◆ Given instruction ◆
Starting from the top of the material, restate each line exactly until the line that contains "import pandas as pd", which is also copied. Pictures are excluded.

◆ Material provided ◆
[start]

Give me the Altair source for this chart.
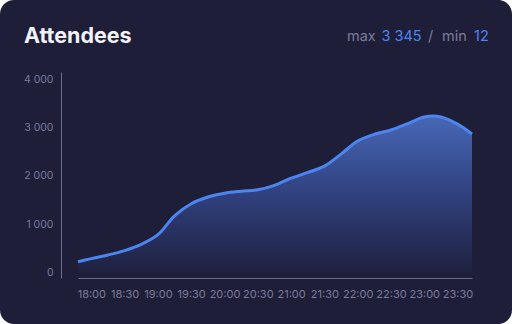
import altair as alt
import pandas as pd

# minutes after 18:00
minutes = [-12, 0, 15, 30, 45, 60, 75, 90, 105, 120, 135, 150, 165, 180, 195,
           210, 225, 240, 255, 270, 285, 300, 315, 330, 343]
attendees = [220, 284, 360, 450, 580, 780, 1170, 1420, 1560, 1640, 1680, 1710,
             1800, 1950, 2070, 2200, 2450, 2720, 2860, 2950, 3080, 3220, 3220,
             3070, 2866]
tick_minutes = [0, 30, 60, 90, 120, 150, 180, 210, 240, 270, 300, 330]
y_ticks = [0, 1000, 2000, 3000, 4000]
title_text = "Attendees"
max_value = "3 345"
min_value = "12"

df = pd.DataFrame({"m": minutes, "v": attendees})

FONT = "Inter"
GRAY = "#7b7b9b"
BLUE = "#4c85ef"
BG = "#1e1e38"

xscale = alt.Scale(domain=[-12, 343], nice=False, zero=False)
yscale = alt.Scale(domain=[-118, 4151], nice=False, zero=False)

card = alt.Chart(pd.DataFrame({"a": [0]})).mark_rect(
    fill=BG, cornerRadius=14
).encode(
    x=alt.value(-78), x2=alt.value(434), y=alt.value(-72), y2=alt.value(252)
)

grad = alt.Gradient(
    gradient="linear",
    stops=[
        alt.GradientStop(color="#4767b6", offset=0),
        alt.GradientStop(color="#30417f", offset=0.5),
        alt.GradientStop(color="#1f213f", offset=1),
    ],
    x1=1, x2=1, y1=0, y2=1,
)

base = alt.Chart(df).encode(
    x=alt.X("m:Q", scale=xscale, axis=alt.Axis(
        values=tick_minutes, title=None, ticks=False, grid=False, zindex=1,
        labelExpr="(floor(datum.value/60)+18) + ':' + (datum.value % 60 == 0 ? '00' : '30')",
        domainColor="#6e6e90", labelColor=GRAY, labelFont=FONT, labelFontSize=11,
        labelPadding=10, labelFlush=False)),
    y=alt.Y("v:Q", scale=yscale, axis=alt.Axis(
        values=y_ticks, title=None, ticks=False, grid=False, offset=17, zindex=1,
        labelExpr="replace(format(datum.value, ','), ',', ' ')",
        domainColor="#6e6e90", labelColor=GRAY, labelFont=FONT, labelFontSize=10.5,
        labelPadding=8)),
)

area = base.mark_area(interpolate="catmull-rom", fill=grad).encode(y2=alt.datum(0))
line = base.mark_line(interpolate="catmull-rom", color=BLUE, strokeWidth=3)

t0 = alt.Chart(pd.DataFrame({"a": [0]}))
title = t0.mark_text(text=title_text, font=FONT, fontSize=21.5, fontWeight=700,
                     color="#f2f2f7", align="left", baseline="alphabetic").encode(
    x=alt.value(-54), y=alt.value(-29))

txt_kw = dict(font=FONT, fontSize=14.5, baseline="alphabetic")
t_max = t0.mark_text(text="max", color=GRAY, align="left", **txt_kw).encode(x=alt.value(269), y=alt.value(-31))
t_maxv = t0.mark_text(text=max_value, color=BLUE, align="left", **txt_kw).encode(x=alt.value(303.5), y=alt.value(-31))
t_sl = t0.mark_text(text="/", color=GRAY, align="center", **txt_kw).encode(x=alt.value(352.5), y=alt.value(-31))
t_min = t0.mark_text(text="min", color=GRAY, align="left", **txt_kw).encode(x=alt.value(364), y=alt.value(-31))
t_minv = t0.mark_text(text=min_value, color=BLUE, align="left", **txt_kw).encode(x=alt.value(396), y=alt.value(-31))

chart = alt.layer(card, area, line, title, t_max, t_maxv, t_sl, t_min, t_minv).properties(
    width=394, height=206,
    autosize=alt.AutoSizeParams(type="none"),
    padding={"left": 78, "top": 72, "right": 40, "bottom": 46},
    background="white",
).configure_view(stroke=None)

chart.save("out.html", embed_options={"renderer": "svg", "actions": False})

[end]

◆ Task response ◆
Give me the Altair source for this chart.
import altair as alt
import pandas as pd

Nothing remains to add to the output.